How many things do we do to get praise from others? How many things do we do to make our heart happy?
The day before my birthday I did a thing. Yes, I say that a lot because I also do things a lot. I know, I know, super original Melissa. Calm yourself this is about to get good. I have always wanted to get dreadlocks in my hair. I remember when I first moved to Utah and my dad and I walked into a t-mobile store (classy, I know. I couldn’t afford Verizon at the time and still can’t. Started from the bottom, still here). Anyway, in the t-mobile store there was a photo of the most beautiful woman I had ever seen with dreadlocks in her hair. I said to my 18 year old self, one day I am going to do that.

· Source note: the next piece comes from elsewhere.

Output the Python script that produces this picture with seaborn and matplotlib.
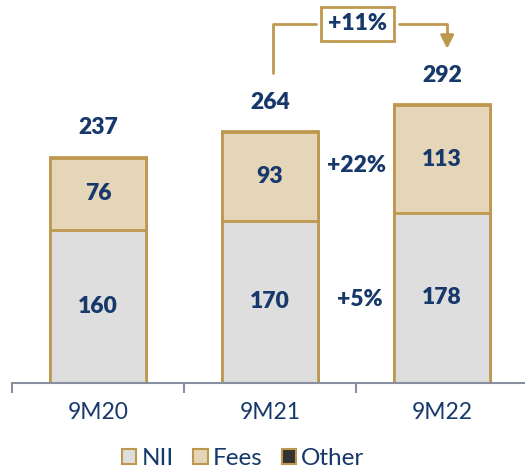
import matplotlib
matplotlib.use('Agg')
import pandas as pd
import numpy as np
import matplotlib.pyplot as plt
import seaborn as sns
from matplotlib.patches import Patch

periods = ["9M20", "9M21", "9M22"]
nii = [160, 170, 178]
fees = [76, 93, 113]
other = [1, 1, 1]
totals = [237, 264, 292]

navy = "#17386b"
gold = "#bf9850"
sns.set_style("white")
plt.rcParams['font.family'] = ['Lato', 'DejaVu Sans']

df = pd.DataFrame({"period": periods, "nii": nii, "fees": fees, "other": other})
df["nii_fees"] = df["nii"] + df["fees"]
df["total"] = df["nii_fees"] + df["other"]

fig = plt.figure(figsize=(5.25, 4.72), dpi=100)
ax = fig.add_axes([12 / 525, 1 - 383 / 472, 516 / 525, 383 / 472])

# stacked bars drawn back to front
sns.barplot(data=df, x="period", y="total", color="#333333", edgecolor=gold,
            linewidth=2, width=0.56, saturation=1, ax=ax)
sns.barplot(data=df, x="period", y="nii_fees", color="#e5d5b9", edgecolor=gold,
            linewidth=2, width=0.56, saturation=1, ax=ax)
sns.barplot(data=df, x="period", y="nii", color="#dedede", edgecolor=gold,
            linewidth=2, width=0.56, saturation=1, ax=ax)

ax.set_ylim(0, 401)
ax.set_xlim(-0.5, 2.5)
ax.set_xlabel("")
ax.set_ylabel("")
ax.set_yticks([])
for s in ["left", "top", "right"]:
    ax.spines[s].set_visible(False)
ax.spines["bottom"].set_color("#8a8fa0")
ax.spines["bottom"].set_linewidth(1.5)
ax.set_xticks([-0.5, 0.5, 1.5])
ax.set_xticklabels([])
ax.tick_params(axis="x", which="major", bottom=True, length=7, width=1.5,
               color="#8a8fa0", direction="out")
ax.set_xticks([0, 1, 2], minor=True)
ax.set_xticklabels(periods, minor=True)
ax.tick_params(axis="x", which="minor", bottom=True, length=0, pad=14,
               labelsize=16.5, labelcolor=navy)

lab = dict(ha="center", va="center", fontsize=16.5, fontweight="heavy", color=navy)
for i in range(3):
    ax.text(i, nii[i] / 2, str(nii[i]), **lab)
    ax.text(i, nii[i] + fees[i] / 2, str(fees[i]), **lab)
    ax.text(i, totals[i] + 30, str(totals[i]), **lab)

ax.text(1.5, 228, "+22%", **lab)
ax.text(1.52, 87, "+5%", **lab)

# growth bracket
ax.plot([1.02, 1.02, 1.27], [325, 376, 376], color=gold, lw=2, clip_on=False)
ax.plot([1.75, 2.03, 2.03], [376, 376, 362], color=gold, lw=2, clip_on=False)
ax.annotate("", xy=(2.03, 347), xytext=(2.03, 364),
            arrowprops=dict(arrowstyle="-|>,head_width=0.4,head_length=0.8", color=gold, lw=2),
            annotation_clip=False)
ax.text(1.51, 376, "+11%",
        bbox=dict(boxstyle="square,pad=0.3", facecolor="white", edgecolor=gold, linewidth=2), **lab)

handles = [Patch(facecolor="#dedede", edgecolor=gold, linewidth=1.5, label="NII"),
           Patch(facecolor="#e5d5b9", edgecolor=gold, linewidth=1.5, label="Fees"),
           Patch(facecolor="#333333", edgecolor=gold, linewidth=1.5, label="Other")]
leg = fig.legend(handles=handles, loc="lower center", bbox_to_anchor=(0.463, -0.04), ncol=3,
                 frameon=False, fontsize=17.5, handlelength=0.6, handleheight=0.6,
                 handletextpad=0.2, columnspacing=0.8)
for t in leg.get_texts():
    t.set_color(navy)

fig.savefig("out.png", dpi=100)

Now, to be clear I feel extra grateful for all the different hairstyles I have experienced in my life. I have sported bleach blonde hair as a pixie cut, all the way to 22 inch platinum hair extensions, (get to the point Melissa…..I will). I have felt so differently with each style. That is the beauty of hair, it can change how we appear on the outside, and how we feel about ourselves (and how others feel about us – yes other peoples behaviour is not a reflection of us, but we are all mirrors for each other and that is beautiful). Really though, how cool is that?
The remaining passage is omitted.